È una questione di centimetri, anzi di millimetri, e in questo caso il gol di Turone non c’entra: la riga verticale si allarga o si stringe, e la motivazione delle case produttrici (le tre righe e il baffo prima di tutte, ma anche le altre non scherzano) è sempre quella: un ritorno alle divise del passato. L’Inter, di Nike vestita, ha scoperto di essere un po’ meno nerazzurra e un po’ più neroblù. Strisce più larghe e più scure, qualche tifoso ha storto il naso ma mai come quando lo scorso anno il club di Massimo Moratti svelò tra lo sconcerto generale una seconda maglia rossa, il colore predominante degli odiati cugini. I tifosi non la presero troppo bene e a quanto pare neppure i giocatori, vista la stagione fallimentare. Per il prossimo anno, una più essenziale maglietta bianca con bordini azzurri e neri. Il rosso? Ovviamente messo da parte.
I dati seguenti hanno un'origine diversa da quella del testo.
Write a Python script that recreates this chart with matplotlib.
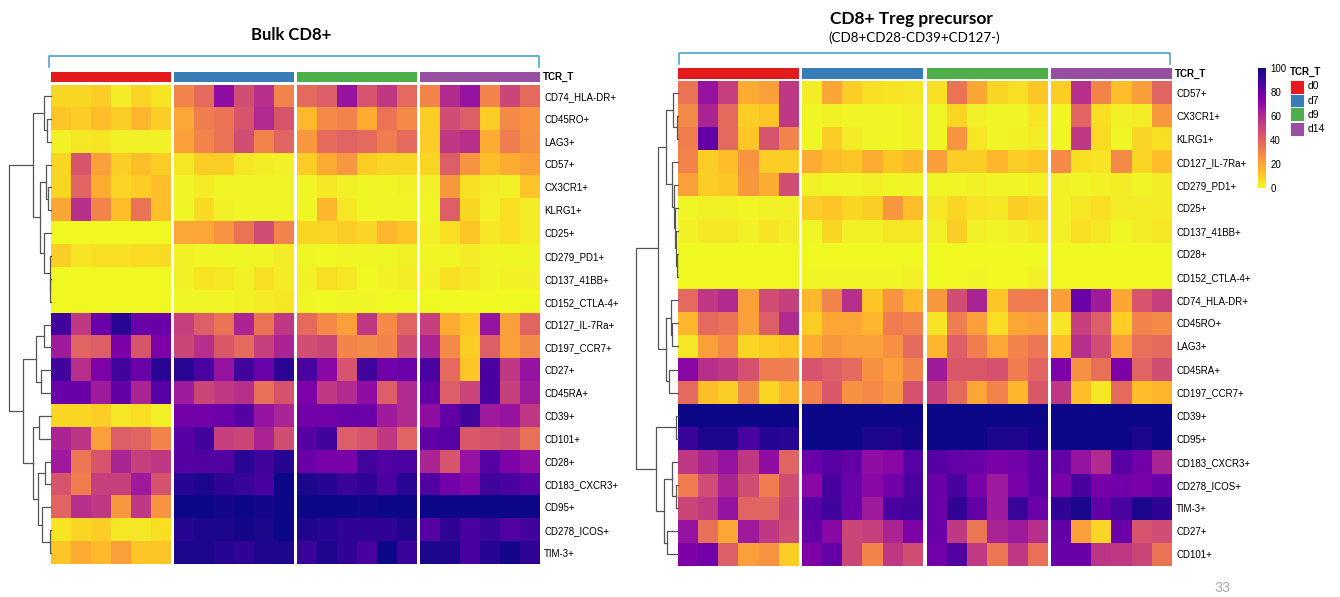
import numpy as np
import matplotlib
matplotlib.use("Agg")
import matplotlib.pyplot as plt
from matplotlib.cm import ScalarMappable
from matplotlib.colors import Normalize
from matplotlib.patches import Rectangle

W, H = 1340, 597

groups = ["d0", "d7", "d9", "d14"]
group_colors = ["#e41a1c", "#377eb8", "#4daf4a", "#984ea3"]

# ---- Bulk CD8+ : 21 markers x 24 samples (6 per time point) ----
bulk_markers = ["CD74_HLA-DR+", "CD45RO+", "LAG3+", "CD57+", "CX3CR1+", "KLRG1+",
                "CD25+", "CD279_PD1+", "CD137_41BB+", "CD152_CTLA-4+", "CD127_IL-7Ra+",
                "CD197_CCR7+", "CD27+", "CD45RA+", "CD39+", "CD101+", "CD28+",
                "CD183_CXCR3+", "CD95+", "CD278_ICOS+", "TIM-3+"]
bulk_values = np.array([
    [8, 8, 10, 3, 8, 5,      30, 38, 70, 48, 58, 30,  38, 42, 68, 45, 55, 38,  30, 60, 68, 30, 50, 38],
    [12, 10, 14, 10, 16, 10, 20, 32, 35, 45, 60, 45,  15, 28, 30, 18, 35, 28,  10, 48, 42, 10, 28, 25],
    [2, 4, 5, 2, 2, 2,       22, 30, 35, 48, 30, 40,  24, 38, 40, 38, 32, 38,  10, 55, 58, 18, 32, 26],
    [8, 45, 22, 10, 14, 10,  4, 10, 10, 4, 3, 2,      10, 18, 24, 10, 8, 8,    8, 42, 25, 14, 18, 22],
    [8, 40, 18, 8, 10, 14,   1, 3, 1, 1, 1, 1,        1, 4, 2, 1, 1, 2,        2, 24, 6, 3, 2, 12],
    [20, 58, 30, 14, 35, 14, 1, 7, 2, 1, 1, 1,        1, 16, 4, 1, 1, 1,       1, 42, 8, 2, 6, 3],
    [0, 0, 0, 0, 0, 0,       20, 20, 25, 35, 48, 30,  8, 8, 10, 8, 16, 12,     2, 6, 12, 4, 6, 3],
    [10, 5, 6, 6, 7, 7,      2, 1, 1, 1, 1, 3,        1, 0, 1, 1, 1, 2,        1, 1, 3, 1, 1, 1],
    [0, 0, 0, 0, 0, 0,       2, 5, 4, 2, 6, 3,        2, 6, 4, 0, 2, 3,        2, 6, 4, 1, 2, 2],
    [0, 0, 0, 0, 0, 0,       1, 1, 1, 2, 3, 4,        1, 0, 1, 1, 0, 0,        0, 0, 0, 0, 0, 0],
    [90, 55, 80, 95, 80, 80, 52, 42, 35, 62, 35, 55,  38, 28, 22, 55, 28, 40,  52, 18, 12, 68, 22, 40],
    [65, 40, 42, 75, 45, 75, 50, 58, 44, 38, 52, 62,  48, 50, 30, 28, 30, 48,  62, 28, 10, 42, 22, 28],
    [90, 58, 75, 90, 80, 95, 95, 88, 68, 90, 80, 95,  88, 72, 45, 90, 78, 80,  88, 38, 12, 88, 55, 68],
    [80, 80, 65, 82, 62, 85, 66, 50, 55, 58, 36, 46,  75, 55, 60, 70, 42, 60,  82, 42, 50, 88, 52, 66],
    [8, 8, 10, 4, 6, 2,      78, 78, 80, 85, 68, 62,  78, 78, 80, 80, 65, 60,  70, 82, 90, 66, 68, 55],
    [62, 56, 22, 42, 40, 30, 85, 90, 52, 50, 62, 48,  85, 90, 42, 45, 55, 40,  82, 85, 44, 46, 48, 36],
    [66, 34, 45, 62, 52, 55, 85, 86, 86, 95, 90, 96,  80, 76, 76, 90, 86, 88,  62, 45, 68, 85, 75, 70],
    [45, 32, 52, 52, 66, 46, 96, 98, 94, 92, 88, 100, 98, 96, 92, 94, 88, 95,  86, 78, 74, 90, 88, 84],
    [40, 58, 55, 24, 55, 25, 100, 100, 99, 100, 99, 100, 100, 100, 100, 99, 100, 100, 100, 100, 100, 100, 100, 100],
    [5, 8, 10, 4, 4, 6,      96, 98, 98, 99, 98, 100, 97, 96, 94, 94, 94, 97,  85, 94, 88, 92, 86, 90],
    [12, 18, 15, 22, 12, 12, 98, 98, 96, 94, 97, 98,  92, 97, 94, 88, 100, 92, 98, 97, 88, 96, 99, 94],
])

# ---- CD8+ Treg precursor ----
treg_markers = ["CD57+", "CX3CR1+", "KLRG1+", "CD127_IL-7Ra+", "CD279_PD1+", "CD25+",
                "CD137_41BB+", "CD28+", "CD152_CTLA-4+", "CD74_HLA-DR+", "CD45RO+", "LAG3+",
                "CD45RA+", "CD197_CCR7+", "CD39+", "CD95+", "CD183_CXCR3+", "CD278_ICOS+",
                "TIM-3+", "CD27+", "CD101+"]
treg_values = np.array([
    [35, 68, 52, 18, 22, 55, 3, 20, 10, 6, 5, 4,      6, 35, 20, 8, 6, 12,     10, 58, 30, 14, 22, 40],
    [28, 62, 38, 10, 12, 55, 1, 2, 1, 1, 1, 2,        1, 8, 2, 1, 1, 5,        1, 40, 6, 2, 3, 24],
    [32, 82, 38, 12, 45, 30, 1, 10, 3, 1, 1, 2,       1, 25, 4, 1, 2, 3,       1, 55, 7, 1, 8, 6],
    [30, 10, 14, 25, 10, 10, 18, 14, 12, 18, 12, 15,  22, 10, 10, 16, 10, 12,  28, 6, 5, 28, 8, 14],
    [22, 10, 12, 24, 18, 48, 2, 1, 1, 2, 1, 1,        1, 1, 2, 1, 1, 2,        2, 1, 2, 3, 1, 3],
    [1, 2, 2, 1, 2, 2,       10, 12, 8, 10, 24, 14,   4, 8, 5, 4, 10, 8,       2, 4, 6, 3, 3, 3],
    [2, 4, 4, 2, 5, 3,       1, 8, 2, 2, 4, 4,        2, 10, 2, 1, 3, 5,       2, 6, 4, 1, 3, 4],
    [0, 0, 0, 0, 0, 0,       0, 0, 0, 0, 0, 0,        0, 0, 0, 0, 0, 0,        0, 0, 0, 0, 0, 0],
    [0, 0, 0, 0, 0, 0,       1, 1, 1, 1, 1, 2,        0, 0, 1, 0, 0, 2,        0, 0, 0, 0, 0, 0],
    [38, 55, 60, 22, 48, 52, 15, 30, 58, 12, 25, 15,  24, 48, 62, 12, 32, 32,  22, 80, 65, 20, 45, 52],
    [16, 38, 35, 22, 42, 60, 10, 20, 20, 16, 32, 30,  5, 32, 22, 6, 20, 22,    4, 52, 42, 10, 30, 28],
    [4, 22, 28, 8, 10, 12,   18, 24, 22, 22, 26, 38,  16, 42, 32, 20, 30, 34,  14, 58, 48, 22, 36, 38],
    [72, 58, 55, 46, 32, 32, 45, 42, 38, 26, 22, 30,  65, 44, 44, 46, 32, 40,  75, 26, 36, 75, 40, 48],
    [38, 14, 10, 28, 8, 16,  30, 44, 26, 28, 24, 46,  52, 38, 20, 30, 16, 44,  55, 14, 4, 38, 14, 16],
    [100, 100, 100, 100, 100, 100, 100, 100, 100, 100, 100, 100, 100, 100, 100, 100, 100, 100, 100, 100, 100, 100, 100, 100],
    [92, 98, 98, 88, 96, 95, 100, 100, 100, 98, 97, 99, 100, 100, 100, 98, 97, 99, 100, 100, 100, 100, 98, 100],
    [55, 62, 68, 55, 70, 40, 80, 85, 82, 70, 72, 85,  85, 82, 80, 76, 78, 84,  82, 68, 60, 84, 78, 62],
    [32, 48, 62, 48, 32, 48, 72, 88, 80, 72, 78, 88,  80, 88, 76, 66, 76, 84,  76, 88, 76, 78, 76, 80],
    [50, 54, 68, 40, 40, 50, 84, 90, 80, 66, 88, 90,  80, 94, 82, 66, 92, 80,  94, 98, 82, 88, 98, 94],
    [68, 36, 20, 66, 55, 48, 82, 72, 50, 52, 62, 75,  80, 55, 34, 62, 66, 58,  82, 22, 8, 80, 45, 48],
    [75, 78, 42, 22, 25, 10, 75, 82, 50, 30, 55, 48,  78, 86, 54, 34, 55, 36,  80, 80, 56, 55, 50, 35],
])

# row dendrograms: (merge height, left, right), leaves are row indices
bulk_tree = (124,
             (54, (22, 0, (12, 1, 2)),
                  (32, (14, 3, (8, 4, 5)), (22, 6, (4, 7, (2, 8, 9))))),
             (84, (44, (22, 10, 11), (30, 12, 13)),
                  (52, (35, 14, 15), (37, (17, 16, 17), (27, 18, (4, 19, 20))))))
treg_tree = (125,
             (59, (35, (15, 0, (3, 1, 2)),
                       (19, 3, (12, 4, (8, 5, (6, 6, (2, 7, 8)))))),
                  (37, (22, 9, (17, 10, 11)), (27, 12, 13))),
             (65, (5, 14, 15),
                  (42, (17, 16, (7, 17, 18)), (32, 19, 20))))

cmap = plt.get_cmap("plasma_r")
norm = Normalize(0, 100)
bracket_color = "#3d9cc9"
label_font = "Liberation Sans"
title_font = "Lato"


def box(x0, y0, x1, y1):
    return [x0 / W, 1 - y1 / H, (x1 - x0) / W, (y1 - y0) / H]


def fx(x):
    return x / W


def fy(y):
    return 1 - y / H


def plain(ax):
    ax.set_xticks([])
    ax.set_yticks([])
    for s in ax.spines.values():
        s.set_visible(False)


def dendro(ax, node):
    if isinstance(node, int):
        return node, 0
    h, left, right = node
    yl, hl = dendro(ax, left)
    yr, hr = dendro(ax, right)
    ax.plot([hl, h, h, hr], [yl, yl, yr, yr], color="#555555", lw=0.9, clip_on=False)
    return (yl + yr) / 2, h


def panel(values, markers, tree, x0, gw, gap, top, bottom, bar_top, bar_bottom, dendro_x):
    n = len(markers)
    per = values.shape[1] // len(groups)
    for g in range(len(groups)):
        x = x0 + g * (gw + gap)
        ax = fig.add_axes(box(x, top, x + gw, bottom))
        ax.imshow(values[:, g * per:(g + 1) * per], cmap=cmap, norm=norm,
                  aspect="auto", interpolation="nearest")
        plain(ax)
        bar = fig.add_axes(box(x, bar_top, x + gw, bar_bottom))
        plain(bar)
        bar.set_facecolor(group_colors[g])
    # row labels on the right of the last block
    ax.yaxis.tick_right()
    ax.set_yticks(range(n))
    ax.set_yticklabels(markers, fontsize=7, family=label_font)
    ax.tick_params(axis="y", length=0, pad=3)
    x_end = x0 + len(groups) * gw + (len(groups) - 1) * gap
    fig.text(fx(x_end + 3), fy((bar_top + bar_bottom) / 2), "TCR_T", fontsize=7,
             fontweight="bold", family=label_font, va="center", ha="left")
    # dendrogram
    dax = fig.add_axes(box(dendro_x, top, x0, bottom))
    dendro(dax, tree)
    dax.set_ylim(n - 0.5, -0.5)
    dax.set_xlim(tree[0], 0)
    dax.axis("off")


def bracket(x0, x1, y, y_end):
    bax = fig.add_axes([0, 0, 1, 1])
    bax.set_xlim(0, W)
    bax.set_ylim(H, 0)
    bax.axis("off")
    bax.plot([x0, x0, x1, x1], [y_end, y, y, y_end], color=bracket_color, lw=1.1)


fig = plt.figure(figsize=(W / 100, H / 100), dpi=100)

# left: Bulk CD8+
panel(bulk_values, bulk_markers, bulk_tree, 51, 119.7, 3.4, 84.5, 564.5, 72.3, 82.3, 9)
bracket(48.6, 538.9, 55.7, 66.5)
fig.text(fx(291.5), fy(35), "Bulk CD8+", fontsize=12, fontweight="bold",
         family=title_font, ha="center", va="center")

# right: CD8+ Treg precursor
panel(treg_values, treg_markers, treg_tree, 678, 121, 3.3, 81, 565.7, 68.3, 79, 636)
bracket(679.3, 1169.6, 53.3, 64)
fig.text(fx(911.5), fy(19), "CD8+ Treg precursor", fontsize=12.5, fontweight="bold",
         family=title_font, ha="center", va="center")
fig.text(fx(914.5), fy(37.5), "(CD8+CD28-CD39+CD127-)", fontsize=9.6,
         family=title_font, ha="center", va="center")

# colour scale
cax = fig.add_axes(box(1258.3, 68.3, 1266, 188.3))
cb = fig.colorbar(ScalarMappable(norm=norm, cmap=cmap), cax=cax)
cb.outline.set_visible(False)
cb.set_ticks([0, 20, 40, 60, 80, 100])
cax.tick_params(length=0, pad=3, labelsize=7)
for t in cax.get_yticklabels():
    t.set_family(label_font)

# TCR_T legend
fig.text(fx(1290), fy(71.7), "TCR_T", fontsize=7, fontweight="bold",
         family=label_font, va="center", ha="left")
for i, (name, col) in enumerate(zip(groups, group_colors)):
    y0 = 79.5 + i * 14
    fig.patches.append(Rectangle((fx(1290), fy(y0 + 14)), 14 / W, 14 / H,
                                 transform=fig.transFigure, facecolor=col,
                                 edgecolor="white", lw=0.6))
    fig.text(fx(1307.5), fy(y0 + 7), name, fontsize=7.5, family=label_font,
             va="center", ha="left")

fig.text(fx(1222), fy(588), "33", fontsize=10, color="#a6a6a6",
         family=title_font, ha="center", va="center")

fig.savefig("out.png", dpi=100)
Del resto è sulle seconde e terze maglie (pardon: away) che gli sponsor tecnici si sbizzarriscono. La seconda maglia della Juventus campione d’Italia è tornata gialla, per rievocare (pensate un po’?) il passato e i colori di Torino. Il tifoso bianconero doc ricorda che la Coppa delle Coppe edizione 1983-84 venne vinta da una Juventus in giallo (2-1 al Porto, gol di Vignola e Boniek) e di sicuro la preferisce a quella con cui la Juventus vinse il campionato di serie B 2007, di un rosa che provocò le pesanti ironie dell’allora allenatore Didier Deschamps. Non venne esonerato per quelle battute, ma di sicuro aver definito «maglietta per gay» la divisa con il colore storico della Juventus (per quei pochi che ancora non lo sapessero, le prime divise non furono bianconere ma rosa) non aiutò la riconferma.

Anche per il Milan il colore oro non è una novità, ma l’improbabile «taschino» sul petto a destra sì. Peraltro l’oro ha invaso con le tre strisce d’ordinanza anche la prima divisa, quindi non c’è troppo da preoccuparsi.

Infine c’è il caso di Roma, due strade opposte. La Lazio senza sponsor è stata rivestita da Macron nel modo più tradizionale possibile, biancoceleste senza troppi fronzoli. La Roma invece sta nel bel mezzo di un contenzioso con Kappa, il vecchio sponsor per l’abbigliamento, e in attesa dell’accordo con Nike, che arriverà fra 12 mesi: così, nel frattempo, ha esibito una divisa che i detrattori hanno subito definito «polo da mercatino», senza loghi tecnici e senza marchi distintivi. Avranno buon gioco i venditori da bancarella a contraffarla per poi piazzarla a un quinto del prezzo ufficiale. È il mercato (di Porta Portese), bellezza.